_DIRECTION_
Repeat the listing word for word. No pictures belong in the copy.

_SUPPLIED DATA_
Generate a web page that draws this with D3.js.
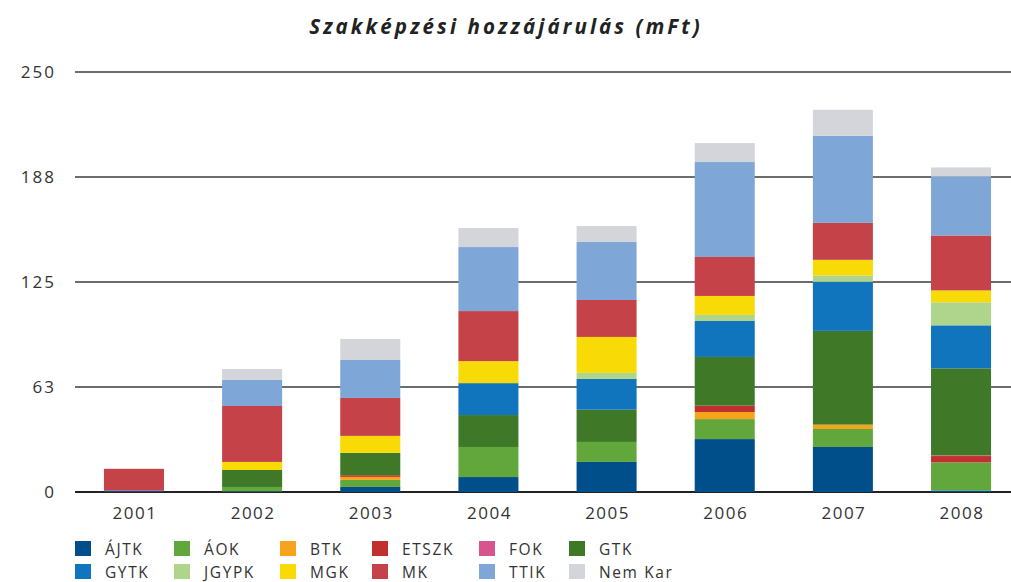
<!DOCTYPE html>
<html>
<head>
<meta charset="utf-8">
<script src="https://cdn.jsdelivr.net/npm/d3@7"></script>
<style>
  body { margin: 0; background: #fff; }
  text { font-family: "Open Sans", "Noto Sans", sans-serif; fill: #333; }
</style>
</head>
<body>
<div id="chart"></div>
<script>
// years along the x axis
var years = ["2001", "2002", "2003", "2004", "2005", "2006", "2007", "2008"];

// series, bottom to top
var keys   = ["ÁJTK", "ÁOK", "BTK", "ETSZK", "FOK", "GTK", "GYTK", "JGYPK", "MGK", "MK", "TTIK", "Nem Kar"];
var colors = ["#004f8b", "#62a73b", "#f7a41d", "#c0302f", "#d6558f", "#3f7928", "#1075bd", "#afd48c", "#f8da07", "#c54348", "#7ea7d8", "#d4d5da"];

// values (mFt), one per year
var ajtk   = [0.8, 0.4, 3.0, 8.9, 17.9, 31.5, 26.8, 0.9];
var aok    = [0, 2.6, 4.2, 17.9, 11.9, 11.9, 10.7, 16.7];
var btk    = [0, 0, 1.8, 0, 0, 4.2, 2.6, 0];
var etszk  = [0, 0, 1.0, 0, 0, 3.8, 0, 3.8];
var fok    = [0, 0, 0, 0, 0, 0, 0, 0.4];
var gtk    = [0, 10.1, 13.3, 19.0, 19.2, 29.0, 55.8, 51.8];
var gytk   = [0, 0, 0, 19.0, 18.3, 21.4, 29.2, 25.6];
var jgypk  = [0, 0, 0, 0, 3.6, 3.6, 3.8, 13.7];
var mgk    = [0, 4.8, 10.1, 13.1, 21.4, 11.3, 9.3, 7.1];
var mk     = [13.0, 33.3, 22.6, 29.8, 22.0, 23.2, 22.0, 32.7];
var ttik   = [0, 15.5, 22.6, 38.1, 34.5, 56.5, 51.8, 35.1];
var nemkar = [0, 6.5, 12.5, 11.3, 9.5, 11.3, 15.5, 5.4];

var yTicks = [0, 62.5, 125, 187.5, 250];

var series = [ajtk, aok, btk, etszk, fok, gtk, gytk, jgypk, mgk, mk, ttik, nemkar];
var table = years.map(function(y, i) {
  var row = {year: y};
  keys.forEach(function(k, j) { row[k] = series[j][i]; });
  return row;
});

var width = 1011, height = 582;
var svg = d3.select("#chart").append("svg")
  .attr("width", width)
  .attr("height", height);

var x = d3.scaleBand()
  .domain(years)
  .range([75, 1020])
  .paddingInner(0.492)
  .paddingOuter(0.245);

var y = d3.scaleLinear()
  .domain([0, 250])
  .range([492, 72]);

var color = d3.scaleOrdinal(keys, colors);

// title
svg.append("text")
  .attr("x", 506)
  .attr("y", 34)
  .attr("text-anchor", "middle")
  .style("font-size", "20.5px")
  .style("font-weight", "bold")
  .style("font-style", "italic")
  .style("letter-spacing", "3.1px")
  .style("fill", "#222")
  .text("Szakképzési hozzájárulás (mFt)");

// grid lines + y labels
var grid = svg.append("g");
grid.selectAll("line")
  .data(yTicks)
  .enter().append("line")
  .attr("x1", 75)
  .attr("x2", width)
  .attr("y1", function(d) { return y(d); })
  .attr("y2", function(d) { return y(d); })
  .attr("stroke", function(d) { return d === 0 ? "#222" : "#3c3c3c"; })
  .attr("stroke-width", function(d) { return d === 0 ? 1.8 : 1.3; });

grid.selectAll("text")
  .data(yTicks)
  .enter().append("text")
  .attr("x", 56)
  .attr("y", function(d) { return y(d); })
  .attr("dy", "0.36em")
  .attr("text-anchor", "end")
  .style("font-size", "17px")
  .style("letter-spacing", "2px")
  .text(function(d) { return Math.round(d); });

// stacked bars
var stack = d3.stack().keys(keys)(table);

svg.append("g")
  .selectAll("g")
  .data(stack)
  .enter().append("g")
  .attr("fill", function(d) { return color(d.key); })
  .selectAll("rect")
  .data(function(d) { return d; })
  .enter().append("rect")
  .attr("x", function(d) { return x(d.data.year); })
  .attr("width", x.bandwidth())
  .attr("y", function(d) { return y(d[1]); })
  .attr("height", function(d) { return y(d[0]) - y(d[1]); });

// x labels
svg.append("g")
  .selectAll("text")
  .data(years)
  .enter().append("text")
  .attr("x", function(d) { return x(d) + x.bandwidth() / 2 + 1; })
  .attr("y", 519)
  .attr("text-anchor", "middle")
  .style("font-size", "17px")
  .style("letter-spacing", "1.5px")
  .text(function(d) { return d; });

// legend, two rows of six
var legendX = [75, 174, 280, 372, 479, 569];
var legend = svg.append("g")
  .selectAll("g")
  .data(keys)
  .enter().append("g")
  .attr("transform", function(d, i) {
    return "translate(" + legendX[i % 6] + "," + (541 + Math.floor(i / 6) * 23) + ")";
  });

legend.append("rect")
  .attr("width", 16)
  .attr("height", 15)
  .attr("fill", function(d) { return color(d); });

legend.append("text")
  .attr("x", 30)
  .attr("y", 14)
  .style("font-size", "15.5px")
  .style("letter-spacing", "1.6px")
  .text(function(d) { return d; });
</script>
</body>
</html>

_THE SOLUTION_
Generate a web page that draws this with D3.js.
<!DOCTYPE html>
<html>
<head>
<meta charset="utf-8">
<script src="https://cdn.jsdelivr.net/npm/d3@7"></script>
<style>
  body { margin: 0; background: #fff; }
  text { font-family: "Open Sans", "Noto Sans", sans-serif; fill: #333; }
</style>
</head>
<body>
<div id="chart"></div>
<script>
// years along the x axis
var years = ["2001", "2002", "2003", "2004", "2005", "2006", "2007", "2008"];

// series, bottom to top
var keys   = ["ÁJTK", "ÁOK", "BTK", "ETSZK", "FOK", "GTK", "GYTK", "JGYPK", "MGK", "MK", "TTIK", "Nem Kar"];
var colors = ["#004f8b", "#62a73b", "#f7a41d", "#c0302f", "#d6558f", "#3f7928", "#1075bd", "#afd48c", "#f8da07", "#c54348", "#7ea7d8", "#d4d5da"];

// values (mFt), one per year
var ajtk   = [0.8, 0.4, 3.0, 8.9, 17.9, 31.5, 26.8, 0.9];
var aok    = [0, 2.6, 4.2, 17.9, 11.9, 11.9, 10.7, 16.7];
var btk    = [0, 0, 1.8, 0, 0, 4.2, 2.6, 0];
var etszk  = [0, 0, 1.0, 0, 0, 3.8, 0, 3.8];
var fok    = [0, 0, 0, 0, 0, 0, 0, 0.4];
var gtk    = [0, 10.1, 13.3, 19.0, 19.2, 29.0, 55.8, 51.8];
var gytk   = [0, 0, 0, 19.0, 18.3, 21.4, 29.2, 25.6];
var jgypk  = [0, 0, 0, 0, 3.6, 3.6, 3.8, 13.7];
var mgk    = [0, 4.8, 10.1, 13.1, 21.4, 11.3, 9.3, 7.1];
var mk     = [13.0, 33.3, 22.6, 29.8, 22.0, 23.2, 22.0, 32.7];
var ttik   = [0, 15.5, 22.6, 38.1, 34.5, 56.5, 51.8, 35.1];
var nemkar = [0, 6.5, 12.5, 11.3, 9.5, 11.3, 15.5, 5.4];

var yTicks = [0, 62.5, 125, 187.5, 250];

var series = [ajtk, aok, btk, etszk, fok, gtk, gytk, jgypk, mgk, mk, ttik, nemkar];
var table = years.map(function(y, i) {
  var row = {year: y};
  keys.forEach(function(k, j) { row[k] = series[j][i]; });
  return row;
});

var width = 1011, height = 582;
var svg = d3.select("#chart").append("svg")
  .attr("width", width)
  .attr("height", height);

var x = d3.scaleBand()
  .domain(years)
  .range([75, 1020])
  .paddingInner(0.492)
  .paddingOuter(0.245);

var y = d3.scaleLinear()
  .domain([0, 250])
  .range([492, 72]);

var color = d3.scaleOrdinal(keys, colors);

// title
svg.append("text")
  .attr("x", 506)
  .attr("y", 34)
  .attr("text-anchor", "middle")
  .style("font-size", "20.5px")
  .style("font-weight", "bold")
  .style("font-style", "italic")
  .style("letter-spacing", "3.1px")
  .style("fill", "#222")
  .text("Szakképzési hozzájárulás (mFt)");

// grid lines + y labels
var grid = svg.append("g");
grid.selectAll("line")
  .data(yTicks)
  .enter().append("line")
  .attr("x1", 75)
  .attr("x2", width)
  .attr("y1", function(d) { return y(d); })
  .attr("y2", function(d) { return y(d); })
  .attr("stroke", function(d) { return d === 0 ? "#222" : "#3c3c3c"; })
  .attr("stroke-width", function(d) { return d === 0 ? 1.8 : 1.3; });

grid.selectAll("text")
  .data(yTicks)
  .enter().append("text")
  .attr("x", 56)
  .attr("y", function(d) { return y(d); })
  .attr("dy", "0.36em")
  .attr("text-anchor", "end")
  .style("font-size", "17px")
  .style("letter-spacing", "2px")
  .text(function(d) { return Math.round(d); });

// stacked bars
var stack = d3.stack().keys(keys)(table);

svg.append("g")
  .selectAll("g")
  .data(stack)
  .enter().append("g")
  .attr("fill", function(d) { return color(d.key); })
  .selectAll("rect")
  .data(function(d) { return d; })
  .enter().append("rect")
  .attr("x", function(d) { return x(d.data.year); })
  .attr("width", x.bandwidth())
  .attr("y", function(d) { return y(d[1]); })
  .attr("height", function(d) { return y(d[0]) - y(d[1]); });

// x labels
svg.append("g")
  .selectAll("text")
  .data(years)
  .enter().append("text")
  .attr("x", function(d) { return x(d) + x.bandwidth() / 2 + 1; })
  .attr("y", 519)
  .attr("text-anchor", "middle")
  .style("font-size", "17px")
  .style("letter-spacing", "1.5px")
  .text(function(d) { return d; });

// legend, two rows of six
var legendX = [75, 174, 280, 372, 479, 569];
var legend = svg.append("g")
  .selectAll("g")
  .data(keys)
  .enter().append("g")
  .attr("transform", function(d, i) {
    return "translate(" + legendX[i % 6] + "," + (541 + Math.floor(i / 6) * 23) + ")";
  });

legend.append("rect")
  .attr("width", 16)
  .attr("height", 15)
  .attr("fill", function(d) { return color(d); });

legend.append("text")
  .attr("x", 30)
  .attr("y", 14)
  .style("font-size", "15.5px")
  .style("letter-spacing", "1.6px")
  .text(function(d) { return d; });
</script>
</body>
</html>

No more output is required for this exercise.